If you look at history, machines have taken over a lot of tasks that used to require manual labor. Any example would be tractors used for farming and spot welding machines for car manufacturing. So, this outsourcing of jobs by machines has created shift in the workforce where a large demographic of people are working in the customer service industry. If most of these jobs are replaced with machines, where will the people go to work? Theoretically, if all jobs were replaced by machines, the monetary system would not work b/c their would be no one earning money to buy the products that the manufactures are making, meaning the manufactures would cease to exist. The main problem being, the manufactured resources are available, except no one has money to buy access to those resources.

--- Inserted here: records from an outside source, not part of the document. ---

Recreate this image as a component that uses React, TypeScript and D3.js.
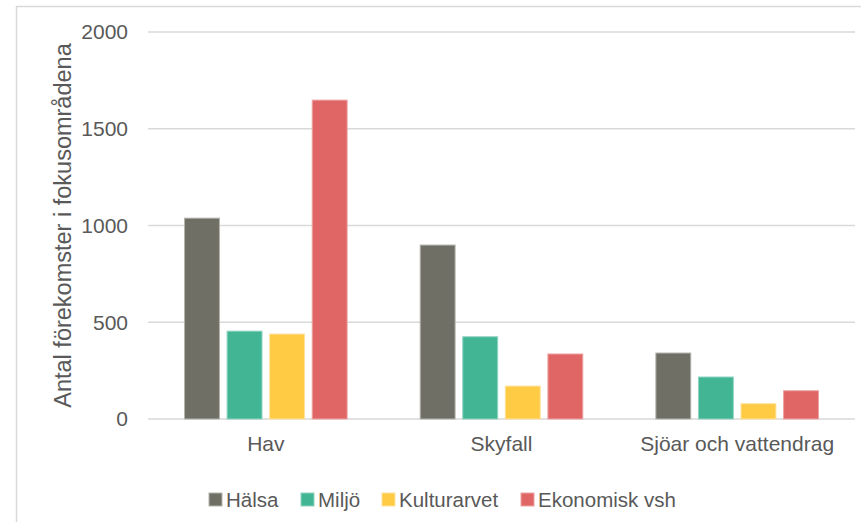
import React, { useEffect, useRef } from 'react';
import * as d3 from 'd3';

const categories = ['Hav', 'Skyfall', 'Sjöar och vattendrag'];
const seriesNames = ['Hälsa', 'Miljö', 'Kulturarvet', 'Ekonomisk vsh'];
const halsa = [1038, 899, 341];
const miljo = [454, 425, 217];
const kulturarvet = [439, 170, 79];
const ekonomisk = [1648, 336, 146];
const yTicks = [0, 500, 1000, 1500, 2000];

const colors = ['#6f6f65', '#42b595', '#ffcb45', '#e06666'];
const strokes = ['#b4b4ac', '#8fd4c0', '#ffe09a', '#eea3a3'];

export default function App() {
  const svgRef = useRef<SVGSVGElement>(null);

  useEffect(() => {
    if (!svgRef.current) return;
    const width = 861;
    const height = 522;
    const margin = { top: 32, right: 6, bottom: 103, left: 148 };
    const font = '"Liberation Sans", Arial, sans-serif';
    const textColor = '#595959';

    const svg = d3.select(svgRef.current);
    svg.selectAll('*').remove();

    const values = [halsa, miljo, kulturarvet, ekonomisk];

    // chart area border (cropped: only top and left visible)
    svg.append('line').attr('x1', 16).attr('x2', width).attr('y1', 6.5).attr('y2', 6.5)
      .attr('stroke', '#d9d9d9').attr('stroke-width', 1.5);
    svg.append('line').attr('x1', 16.5).attr('x2', 16.5).attr('y1', 6).attr('y2', height)
      .attr('stroke', '#d9d9d9').attr('stroke-width', 1.5);

    const x0 = d3.scaleBand<string>()
      .domain(categories)
      .range([margin.left, width - margin.right]);

    const groupW = x0.bandwidth() * 0.69;
    const x1 = d3.scaleBand<string>()
      .domain(seriesNames)
      .range([0, groupW])
      .paddingInner(0.18);

    const y = d3.scaleLinear()
      .domain([0, 2000])
      .range([height - margin.bottom, margin.top]);

    // grid
    svg.append('g')
      .selectAll('line')
      .data(yTicks)
      .enter()
      .append('line')
      .attr('x1', margin.left)
      .attr('x2', width - margin.right)
      .attr('y1', d => y(d))
      .attr('y2', d => y(d))
      .attr('stroke', '#d9d9d9')
      .attr('stroke-width', 1.5);

    // y tick labels
    svg.append('g')
      .selectAll('text')
      .data(yTicks)
      .enter()
      .append('text')
      .attr('x', 128)
      .attr('y', d => y(d))
      .attr('dy', '0.35em')
      .attr('text-anchor', 'end')
      .attr('fill', textColor)
      .attr('font-family', font)
      .attr('font-size', '21px')
      .text(d => String(d));

    // bars
    seriesNames.forEach((s, si) => {
      svg.append('g')
        .selectAll('rect')
        .data(categories.map((c, ci) => ({ c, v: values[si][ci] })))
        .enter()
        .append('rect')
        .attr('x', d => x0(d.c)! + (x0.bandwidth() - groupW) / 2 + x1(s)!)
        .attr('y', d => y(d.v))
        .attr('width', x1.bandwidth())
        .attr('height', d => y(0) - y(d.v))
        .attr('fill', colors[si])
        .attr('stroke', strokes[si])
        .attr('stroke-width', 1);
    });

    // category labels
    svg.append('g')
      .selectAll('text')
      .data(categories)
      .enter()
      .append('text')
      .attr('x', d => x0(d)! + x0.bandwidth() / 2)
      .attr('y', 451)
      .attr('text-anchor', 'middle')
      .attr('fill', textColor)
      .attr('font-family', font)
      .attr('font-size', '21px')
      .text(d => d);

    // y title
    svg.append('text')
      .attr('transform', `translate(71,${(y(0) + y(2000)) / 2}) rotate(-90)`)
      .attr('text-anchor', 'middle')
      .attr('fill', textColor)
      .attr('font-family', font)
      .attr('font-size', '23.5px')
      .text('Antal förekomster i fokusområdena');

    // legend
    const legendX = [209, 301, 382, 521];
    const lg = svg.append('g');
    seriesNames.forEach((s, i) => {
      lg.append('rect')
        .attr('x', legendX[i])
        .attr('y', 493)
        .attr('width', 13)
        .attr('height', 13)
        .attr('fill', colors[i])
        .attr('stroke', strokes[i])
        .attr('stroke-width', 1);
      lg.append('text')
        .attr('x', legendX[i] + 17)
        .attr('y', 507)
        .attr('fill', textColor)
        .attr('font-family', font)
        .attr('font-size', '20.5px')
        .text(s);
    });
  }, []);

  return (
    <svg
      ref={svgRef}
      width={861}
      height={522}
      style={{ display: 'block', position: 'absolute', left: 0, top: 0, background: '#fff' }}
    />
  );
}
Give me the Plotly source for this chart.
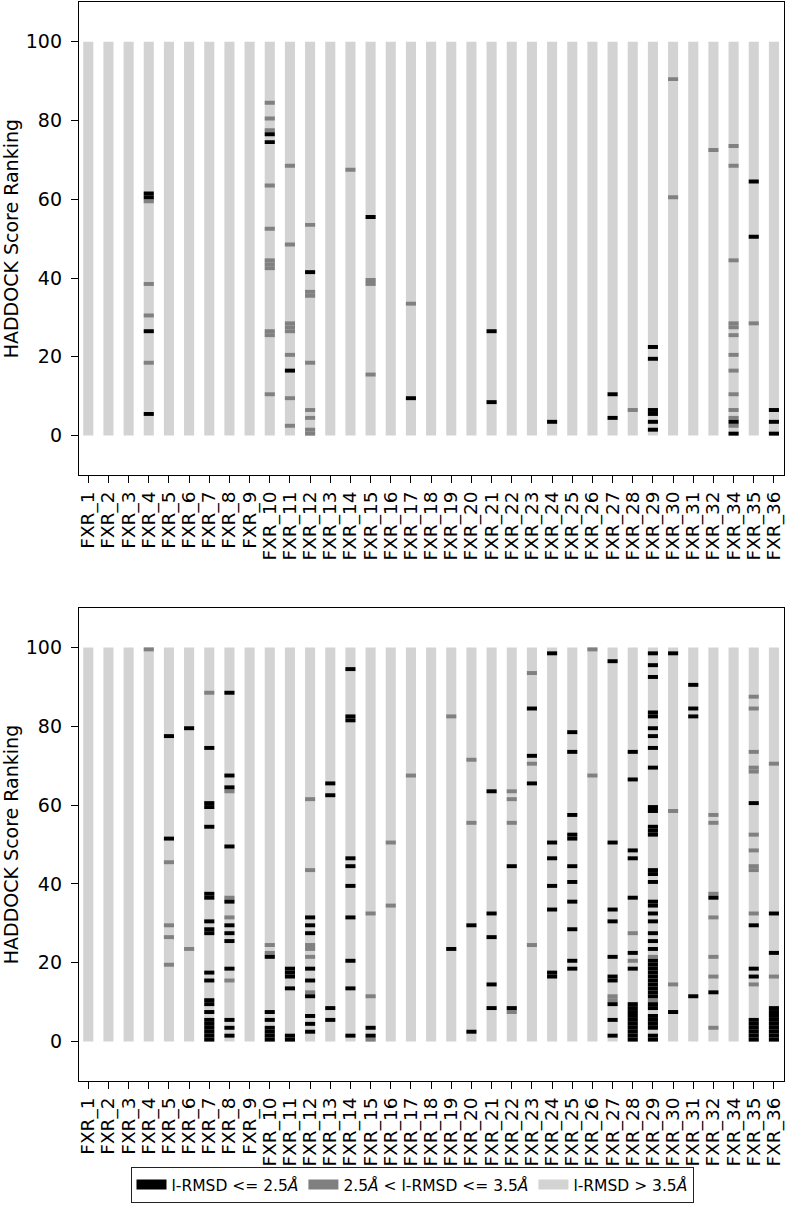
import plotly.graph_objects as go
from plotly.subplots import make_subplots

categories = ["FXR_1", "FXR_2", "FXR_3", "FXR_4", "FXR_5", "FXR_6", "FXR_7", "FXR_8",
              "FXR_9", "FXR_10", "FXR_11", "FXR_12", "FXR_13", "FXR_14", "FXR_15",
              "FXR_16", "FXR_17", "FXR_18", "FXR_19", "FXR_20", "FXR_21", "FXR_22",
              "FXR_23", "FXR_24", "FXR_25", "FXR_26", "FXR_27", "FXR_28", "FXR_29",
              "FXR_30", "FXR_31", "FXR_32", "FXR_34", "FXR_35", "FXR_36"]

n_models = 100
y_ticks = [0, 20, 40, 60, 80, 100]

# ranks (1 = best) with l-RMSD <= 2.5 A, per category -- top panel
top_black = [
    [], [], [], [6, 27, 61, 62], [], [], [], [], [],
    [75, 77], [17], [42], [], [], [56], [], [10], [], [], [],
    [9, 27], [], [], [4], [], [], [5, 11], [], [2, 4, 6, 7, 20, 23],
    [], [], [], [1, 4], [51, 65], [1, 4, 7],
]
# ranks with 2.5 A < l-RMSD <= 3.5 A -- top panel
top_gray = [
    [], [], [], [19, 31, 39, 60], [], [], [], [], [],
    [11, 26, 27, 43, 44, 45, 53, 64, 78, 81, 85], [3, 10, 21, 27, 28, 29, 49, 69],
    [1, 2, 5, 7, 19, 36, 37, 54], [], [68], [16, 39, 40], [], [34], [], [], [],
    [], [], [], [], [], [], [], [7], [],
    [61, 91], [], [73], [3, 5, 7, 11, 17, 21, 26, 28, 29, 45, 69, 74], [29], [],
]

# bottom panel
bottom_black = [
    [], [], [], [], [52, 78], [80],
    [1, 2, 3, 4, 5, 6, 8, 10, 11, 16, 18, 28, 29, 31, 37, 38, 55, 60, 61, 75],
    [2, 4, 6, 19, 26, 28, 30, 36, 50, 65, 68, 89], [],
    [1, 2, 3, 4, 6, 8, 22], [1, 2, 14, 17, 18, 19], [3, 5, 7, 12, 16, 19, 28, 30, 32],
    [6, 9, 63, 66], [2, 14, 21, 32, 40, 45, 47, 82, 83, 95], [2, 4], [], [], [],
    [24], [3, 30], [9, 15, 27, 33, 64], [9, 45], [66, 73, 85],
    [17, 18, 34, 40, 47, 51, 99], [19, 21, 29, 36, 41, 45, 52, 53, 58, 74, 79], [],
    [2, 6, 10, 16, 17, 22, 31, 34, 51, 97],
    [1, 2, 3, 4, 5, 6, 7, 8, 9, 10, 19, 23, 37, 47, 49, 67, 74],
    [1, 2, 4, 5, 6, 7, 9, 10, 12, 13, 14, 15, 16, 17, 18, 19, 20, 21, 24, 26, 28,
     31, 33, 35, 36, 41, 43, 44, 53, 54, 55, 59, 60, 70, 75, 78, 80, 83, 84, 93, 96, 99],
    [8, 99], [12, 83, 85, 91], [13, 37], [],
    [1, 2, 3, 4, 5, 6, 17, 19, 30, 61], [1, 2, 3, 4, 5, 6, 7, 8, 9, 23, 33],
]
bottom_gray = [
    [], [], [], [100], [20, 27, 30, 46], [24], [89], [16, 32, 37, 64], [],
    [23, 25], [], [13, 22, 24, 25, 44, 62], [], [], [1, 12, 33], [35, 51], [68], [],
    [83], [56, 72], [], [8, 56, 62, 64], [25, 71, 94], [], [], [68, 100],
    [11, 12], [21, 28], [11, 22],
    [15, 59], [], [4, 17, 22, 32, 38, 56, 58], [],
    [15, 33, 44, 45, 49, 53, 69, 70, 74, 85, 88], [17, 71],
]

legend_labels = ["l-RMSD <= 2.5<i>Å</i>", "2.5<i>Å</i> < l-RMSD <= 3.5<i>Å</i>",
                 "l-RMSD > 3.5<i>Å</i>"]
colors = ["#000000", "#808080", "#d3d3d3"]

FONT = "DejaVu Sans"
W, H = 786, 1207

fig = make_subplots(rows=2, cols=1)


def flatten(marks):
    xs, bases = [], []
    for cat, ranks in zip(categories, marks):
        for r in ranks:
            xs.append(cat)
            bases.append(r - 1)
    return xs, bases


panels = [(top_black, top_gray), (bottom_black, bottom_gray)]
for row, (blk, gry) in enumerate(panels, start=1):
    fig.add_trace(go.Bar(x=categories, y=[n_models] * len(categories),
                         base=[0] * len(categories), width=0.5,
                         marker=dict(color=colors[2], line=dict(width=0)),
                         showlegend=False, hoverinfo="skip"),
                  row=row, col=1)
    gx, gb = flatten(gry)
    fig.add_trace(go.Bar(x=gx, y=[1] * len(gx), base=gb, width=0.5,
                         marker=dict(color=colors[1], line=dict(width=0)),
                         showlegend=False),
                  row=row, col=1)
    bx, bb = flatten(blk)
    fig.add_trace(go.Bar(x=bx, y=[1] * len(bx), base=bb, width=0.5,
                         marker=dict(color=colors[0], line=dict(width=0)),
                         showlegend=False),
                  row=row, col=1)

# legend entries (patch-like swatches)
for lab, col in zip(legend_labels, colors):
    fig.add_trace(go.Scatter(x=[None], y=[None], mode="lines", name=lab,
                             line=dict(color=col, width=11), showlegend=True),
                  row=1, col=1)

panel_px = [(2.3, 475.0), (608.0, 1081.0)]
for i, (t, b) in enumerate(panel_px, start=1):
    yname = "yaxis" if i == 1 else "yaxis%d" % i
    xname = "xaxis" if i == 1 else "xaxis%d" % i
    fig.layout[yname].update(
        domain=[1 - b / H, 1 - t / H], range=[-10, 110],
        tickmode="array", tickvals=y_ticks, ticks="outside", ticklen=7, tickwidth=1.2,
        tickcolor="black", showline=True, linecolor="black", linewidth=1.3,
        mirror=True, showgrid=False, zeroline=False, ticklabelstandoff=5,
        title=dict(text="HADDOCK Score Ranking",
                   font=dict(size=19, family=FONT, color="black"), standoff=6),
        tickfont=dict(size=19, family=FONT, color="black"), automargin=False,
    )
    fig.layout[xname].update(
        range=[-0.46, 34.5], tickangle=-90, ticks="outside", ticklen=7, tickwidth=1.2,
        tickcolor="black", showline=True, linecolor="black", linewidth=1.3,
        mirror=True, showgrid=False, zeroline=False, ticklabelstandoff=1,
        tickmode="array", tickvals=categories, ticktext=categories,
        tickfont=dict(size=18.5, family=FONT, color="black"), automargin=False,
        categoryorder="array", categoryarray=categories,
    )

fig.update_layout(
    width=W, height=H, barmode="overlay",
    plot_bgcolor="white", paper_bgcolor="white",
    margin=dict(l=79, r=2, t=0, b=0, autoexpand=False),
    font=dict(family=FONT, size=16, color="black"),
    legend=dict(orientation="h", x=(412 - 79) / 705, xanchor="center",
                y=1 - 1203 / H, yanchor="bottom", bordercolor="#222222", borderwidth=1,
                font=dict(size=15.5, family=FONT, color="black"),
                traceorder="normal", itemwidth=30, bgcolor="white"),
)

fig.write_html(
    "out.html",
    config={"displayModeBar": False},
    post_script="document.body.style.margin='0px';document.body.style.overflow='hidden';",
)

But then again, the point of creating machines is to make our lives easier and ride us of repetitive, mundane tasks. Eventually, the world is going to have to transition into this type of non-monetary system. However, not many people realize this, and they continue to blame machines replacing jobs, when in fact they should be blaming the fact we still live in this type of money dependent system.

In addition, there are those that will purposely hold back this type of progress and try to keep the status quo. For example: Walmart could reduce their workforce by creating web-based system where the customer can shop for all their goods online or from a kiosk at the store, and all the customer has to do is drive down to a Walmart and pick up the items they have purchases online. Off course, this type of system is already partially implemented, but I'm talking about making the whole store like that, so the customer no longer has to push carts around the store and spend their time selecting and waiting in line to payout.
This message has been edited since its posting. Latest edit was made on 19 Oct 2009 @ 13:32

619.10.2009 21:07

Quote:
Originally posted by slickwill:


In addition, there are those that will purposely hold back this type of progress and try to keep the status quo. For example: Walmart could reduce their workforce by creating web-based system where the customer can shop for all their goods online or from a kiosk at the store, and all the customer has to do is drive down to a Walmart and pick up the items they have purchases online. Off course, this type of system is already partially implemented, but I'm talking about making the whole store like that, so the customer no longer has to push carts around the store and spend their time selecting and waiting in line to payout.
If they did this, then I would have nothing to do at 2am upon leaving work. Half the fun of shopping at Wal Mart is just roaming the aisles and picking stuff up and looking at it.

With all of this technology and digital distribution that we as a society have embraced, there is still a very large market segment that still requires having a product in their hand to touch and feel before deciding upon making a purchase.

722.10.2009 11:48

slickwell, thanks for the post, good read :)

822.10.2009 17:11

$20.00!! per title? I can go to Target or WalMart and get new releases for around $15.00 and older movies for around $7.00 to 10.00, who are they kidding?